**AIM OF THE EXERCISE:** Your output is the lines from the first one to the one containing "const yTicks = [1500, 2000, 2500, 3000, 3500, 4000];", repeated exactly, with images left out.

**INFORMATION SUPPLIED:**
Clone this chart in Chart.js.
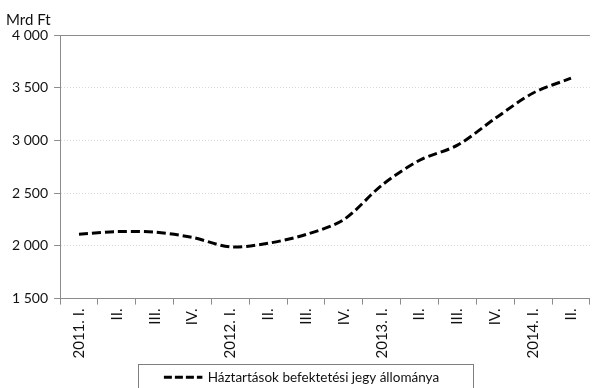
<!DOCTYPE html>
<html>
<head>
<meta charset="utf-8">
<script src="https://cdn.jsdelivr.net/npm/chart.js@4/dist/chart.umd.min.js"></script>
<style>
  html, body { margin: 0; padding: 0; background: #fff; }
  #wrap { width: 593px; height: 388px; position: relative; }
</style>
</head>
<body>
<div id="wrap"><canvas id="c"></canvas></div>
<script>
// Quarterly labels (year shown at each Q1)
const quarters = ['2011. I.', 'II.', 'III.', 'IV.', '2012. I.', 'II.', 'III.', 'IV.',
                  '2013. I.', 'II.', 'III.', 'IV.', '2014. I.', 'II.'];
// Household investment fund holdings, billion HUF
const holdings = [2110, 2135, 2130, 2080, 1990, 2025, 2108, 2250,
                  2575, 2812, 2955, 3210, 3450, 3590];
const seriesName = 'Háztartások befektetési jegy állománya';
const unitLabel = 'Mrd Ft';
const yTicks = [1500, 2000, 2500, 3000, 3500, 4000];

const FONT = 'Lato, "Open Sans", sans-serif';
const AXIS_GREY = '#8c8c8c';
const TEXT = '#111';

// Thousands with a space separator: 4 000
const fmt = v => String(v).replace(/\B(?=(\d{3})+(?!\d))/g, ' ');

// Solid line along the top of the plot and a frame round the legend
const framePlugin = {
  id: 'frame',
  afterDraw(chart) {
    const { ctx, chartArea } = chart;
    ctx.save();
    ctx.strokeStyle = AXIS_GREY;
    ctx.lineWidth = 1;
    ctx.beginPath();
    ctx.moveTo(chartArea.left, Math.round(chartArea.top) + 0.5);
    ctx.lineTo(chartArea.right, Math.round(chartArea.top) + 0.5);
    ctx.stroke();
    const hb = chart.legend.legendHitBoxes[0];
    if (hb) {
      const l = Math.round(hb.left - 26) + 0.5;
      const r = Math.round(hb.left + hb.width + 34) + 0.5;
      const t = Math.round(hb.top + hb.height / 2 - 13) + 0.5;
      ctx.strokeStyle = '#7f7f7f';
      ctx.strokeRect(l, t, r - l, 40);
    }
    ctx.restore();
  }
};

new Chart(document.getElementById('c'), {
  type: 'line',
  data: {
    labels: quarters,
    datasets: [{
      label: seriesName,
      data: holdings,
      borderColor: '#000',
      backgroundColor: 'rgba(0,0,0,0)',
      borderWidth: 3,
      borderDash: [9, 4],
      borderCapStyle: 'butt',
      tension: 0.3,
      pointRadius: 0,
      fill: false
    }]
  },
  options: {
    responsive: true,
    maintainAspectRatio: false,
    animation: false,
    layout: { padding: { left: 6, right: -4, top: 8, bottom: -6 } },
    plugins: {
      title: {
        display: true,
        text: unitLabel,
        align: 'start',
        color: TEXT,
        font: { family: FONT, size: 15, weight: 'normal' },
        padding: { top: 3, bottom: 6 }
      },
      legend: {
        position: 'bottom',
        labels: {
          boxWidth: 37,
          boxHeight: 0.01,
          color: TEXT,
          font: { family: FONT, size: 13.5 },
          padding: 8,
          // legend swatch: short dashes ending in a dot
          generateLabels(chart) {
            const items = Chart.defaults.plugins.legend.labels.generateLabels(chart);
            return items.map(it => Object.assign(it, { lineDash: [8, 3], lineCap: 'butt' }));
          }
        }
      },
      tooltip: { enabled: false }
    },
    scales: {
      x: {
        offset: true,
        grid: {
          offset: true,
          drawOnChartArea: false,
          drawTicks: true,
          tickLength: 6,
          tickColor: AXIS_GREY
        },
        border: { color: AXIS_GREY, width: 1 },
        ticks: {
          autoSkip: false,
          minRotation: 90,
          maxRotation: 90,
          color: TEXT,
          padding: 4,
          font: { family: FONT, size: 15 }
        }
      },
      y: {
        min: 1500,
        max: 4000,
        afterBuildTicks(scale) { scale.ticks = yTicks.map(v => ({ value: v })); },
        grid: {
          color: '#d9d9d9',
          tickColor: AXIS_GREY,
          tickLength: 6,
          tickBorderDash: []
        },
        border: { color: AXIS_GREY, width: 1, dash: [1, 2] },
        ticks: {
          color: TEXT,
          padding: 6,
          font: { family: FONT, size: 14 },
          callback: v => fmt(v)
        }
      }
    }
  },
  plugins: [framePlugin]
});
</script>
</body>
</html>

**FINISHED TASK:**
Clone this chart in Chart.js.
<!DOCTYPE html>
<html>
<head>
<meta charset="utf-8">
<script src="https://cdn.jsdelivr.net/npm/chart.js@4/dist/chart.umd.min.js"></script>
<style>
  html, body { margin: 0; padding: 0; background: #fff; }
  #wrap { width: 593px; height: 388px; position: relative; }
</style>
</head>
<body>
<div id="wrap"><canvas id="c"></canvas></div>
<script>
// Quarterly labels (year shown at each Q1)
const quarters = ['2011. I.', 'II.', 'III.', 'IV.', '2012. I.', 'II.', 'III.', 'IV.',
                  '2013. I.', 'II.', 'III.', 'IV.', '2014. I.', 'II.'];
// Household investment fund holdings, billion HUF
const holdings = [2110, 2135, 2130, 2080, 1990, 2025, 2108, 2250,
                  2575, 2812, 2955, 3210, 3450, 3590];
const seriesName = 'Háztartások befektetési jegy állománya';
const unitLabel = 'Mrd Ft';
const yTicks = [1500, 2000, 2500, 3000, 3500, 4000];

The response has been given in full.